Jesus in Indien. Das Ende einer Legende
- Author: Günter Grönbold
- Genre: Historiography
- Publisher: Kösel-Verlag
- Publication date: 1985
- Pages: 152 (including index)
- ISBN: 3-466-20270-1

= Jesus in Indien =

1985 book by Günter Grönbold

Jesus in Indien. Das Ende einer Legende is a 1985 book by the German indologist Günter Grönbold investigating the Islamic, Christian and Buddhist source material used by the Ahmaddiya Muslim founder Ghulam Ahmad in his book Jesus in India. The book is Grönbold's best known book among the general public in Germany, and is the most cited scholarly text about the sources of Ahmad's interpretation and the Roza Bal shrine among subsequent academic and popular writing.
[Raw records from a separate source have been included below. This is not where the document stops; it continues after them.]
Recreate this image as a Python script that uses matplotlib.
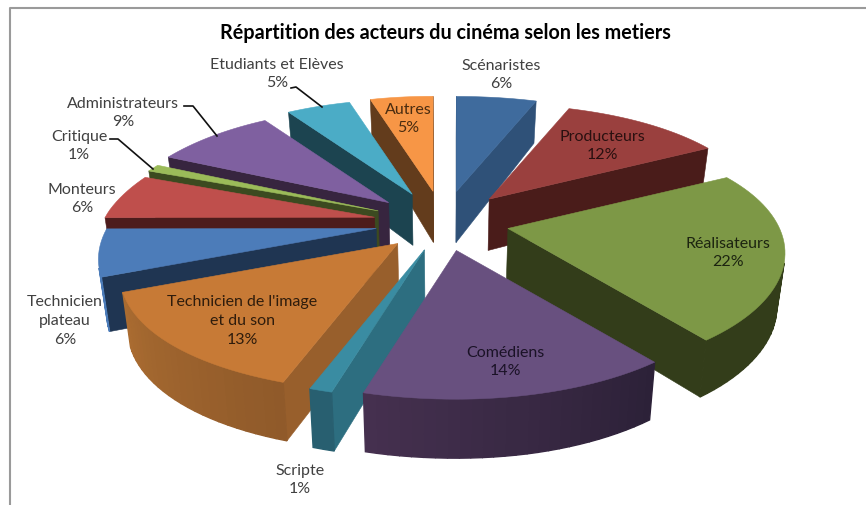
import numpy as np
import matplotlib
matplotlib.use('Agg')
import matplotlib.pyplot as plt
from matplotlib.patches import Polygon

plt.rcParams['font.family'] = ['Lato', 'DejaVu Sans']

# data
metiers = ['Scénaristes', 'Producteurs', 'Réalisateurs', 'Comédiens', 'Scripte',
           "Technicien de l'image\net du son", 'Technicien\nplateau', 'Monteurs',
           'Critique', 'Administrateurs', 'Etudiants et Elèves', 'Autres']
parts = [6, 12, 22, 14, 1, 13, 6, 6, 1, 9, 5, 5]
titre = 'Répartition des acteurs du cinéma selon les metiers'

# colours per slice
top_col = ['#3f6b9d', '#9a403e', '#7d9846', '#68507f', '#3a8ca2', '#c77a36',
           '#4c7cb9', '#bf4f4c', '#9bbb59', '#7f60a0', '#4bacc6', '#f79646']
wall_col = ['#2f5178', '#4a1c1a', '#333d1a', '#2e2239', '#2d6e80', '#985f2c',
            '#1f3552', '#4d1c1c', '#3c4a20', '#37253f', '#1c4450', '#633c1c']
arc_left = ['#2f5178', '#4a1c1a', '#333d1a', '#45304f', '#285f70', '#aa6c31',
            '#4c7cb9', '#bf4f4c', '#9bbb59', '#7f60a0', '#4bacc6', '#f79646']
arc_right = ['#2f5178', '#4a1c1a', '#333d1a', '#2c2138', '#285f70', '#905a2a',
             '#4c7cb9', '#bf4f4c', '#9bbb59', '#7f60a0', '#4bacc6', '#f79646']

# label centres, pixels
label_xy = [(501, 75), (602, 146), (728, 253), (505, 362), (300, 480), (242, 321),
            (65, 321), (82, 199), (79, 146), (123, 113), (277, 74), (408, 119)]
label_col = ['#404040', '#2a1010', '#1c2410', '#1a1226', '#404040', '#2e1c0c',
             '#404040', '#404040', '#404040', '#404040', '#404040', '#4a2c10']

# projection of the pie
cx, cy = 444, 222
ex_right, ex_left, ey = 66, 70, 30      # explosion
rx_right, rx_left = 268, 265
px_right, px_back_left, px_front_left = 0.254, 0.32, 0.30
ry = 116
persp_y = 0.22


def rim(theta):
    X = np.sin(theta)
    Y = np.cos(theta)
    rx = np.where(X < 0, rx_left, rx_right)
    px = np.where(X < 0, np.where(Y > 0, px_back_left, px_front_left), px_right)
    return rx * X / (1 + px * Y), -ry * Y / (1 + persp_y * Y) - 7 * X ** 2


def bottom(x, y):
    d = np.interp(y, [100, 192, 396], [42, 51, 59])
    return cx + (x - cx) * 0.976, y + d


def area(pts):
    p = np.array(pts)
    x, y = p[:, 0], p[:, 1]
    return 0.5 * np.sum(x * np.roll(y, -1) - np.roll(x, -1) * y)


def face(ax, pts, col, z, lw=0.4):
    # culling: faces turned away are not drawn
    if area(pts) < 0:
        ax.add_patch(Polygon(pts, closed=True, fc=col, ec=col, lw=lw, zorder=z))


fig = plt.figure(figsize=(8.66, 5.06), dpi=100)
ax = fig.add_axes([0, 0, 1, 1])
ax.set_xlim(0, 866)
ax.set_ylim(506, 0)
ax.axis('off')

# chart frame
ax.plot([10, 10, 866], [506, 9, 9], color='#9a9a9a', lw=1.5, zorder=1)

edges = np.cumsum([0] + parts) / sum(parts) * 2 * np.pi
mid = (edges[:-1] + edges[1:]) / 2
order = np.argsort(-np.cos(mid))

z = 2
for i in order:
    a = mid[i]
    ex = ex_right if np.sin(a) > 0 else ex_left
    ax0 = cx + ex * np.sin(a)
    ay0 = cy - ey * np.cos(a)
    th = np.linspace(edges[i], edges[i + 1], max(3, int(parts[i] * 2)))
    dx, dy = rim(th)
    tx, ty = ax0 + dx, ay0 + dy
    bx, by = bottom(tx, ty)
    apx, apy = bottom(ax0, ay0)

    # radial walls
    face(ax, [(ax0, ay0), (tx[0], ty[0]), (bx[0], by[0]), (apx, apy)], wall_col[i], z)
    face(ax, [(tx[-1], ty[-1]), (ax0, ay0), (apx, apy), (bx[-1], by[-1])], wall_col[i], z)
    z += 1

    # outer side, shaded from right to left
    c0 = np.array(matplotlib.colors.to_rgb(arc_right[i]))
    c1 = np.array(matplotlib.colors.to_rgb(arc_left[i]))
    for k in range(len(th) - 1):
        t = k / max(1, len(th) - 2)
        col = c0 + (c1 - c0) * t
        face(ax, [(tx[k], ty[k]), (tx[k + 1], ty[k + 1]), (bx[k + 1], by[k + 1]), (bx[k], by[k])], col, z, lw=1.0)
    z += 1

    # top
    pts = [(ax0, ay0)] + list(zip(tx, ty))
    ax.add_patch(Polygon(pts, closed=True, fc=top_col[i], ec=top_col[i], lw=0.4, zorder=z))
    z += 1

# leader lines
ax.plot([291, 296, 322], [89, 88, 108], color='#111111', lw=1.2, zorder=50)
ax.plot([184, 193, 217], [107, 107, 137], color='#111111', lw=1.2, zorder=50)
ax.plot([110, 118, 153], [140, 140, 170], color='#111111', lw=1.2, zorder=50)

for i in range(len(parts)):
    ax.text(label_xy[i][0], label_xy[i][1], metiers[i] + '\n%d%%' % parts[i], ha='center', va='center',
            fontsize=11.5, color=label_col[i], linespacing=1.42, zorder=60)

ax.text(445, 33, titre, ha='center', va='center', fontsize=14.2, fontweight='bold', color='black', zorder=60)

fig.savefig('out.png', dpi=100)
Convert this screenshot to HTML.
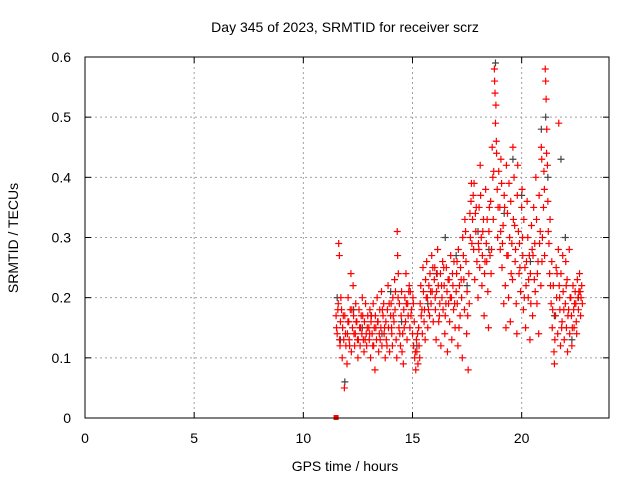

Following consideration of the original context and history of the literary sources cited by Ahmad and later Ahmaddiya supporters of the theory that Jesus of Nazareth survived the crucifixion and made a journey to India and was buried in Srinagar Kashmir, Grönbold concludes that Ahmad misidentified material about the putative Christian saint "Yuzafa" from the Barlaam and Josaphat traditions telling a Christianized version of the life of Siddhartha Gautama, as being material concerning Jesus of Nazareth. Grönbold's work was revisited, cited and developed by Norbert Klatt (1988) and Mark Bothe (2009, 2013).
Bothe regarded Grönbold as the first and only scholar in the area to have developed a history of the origination of the various "Jesus in India" legends.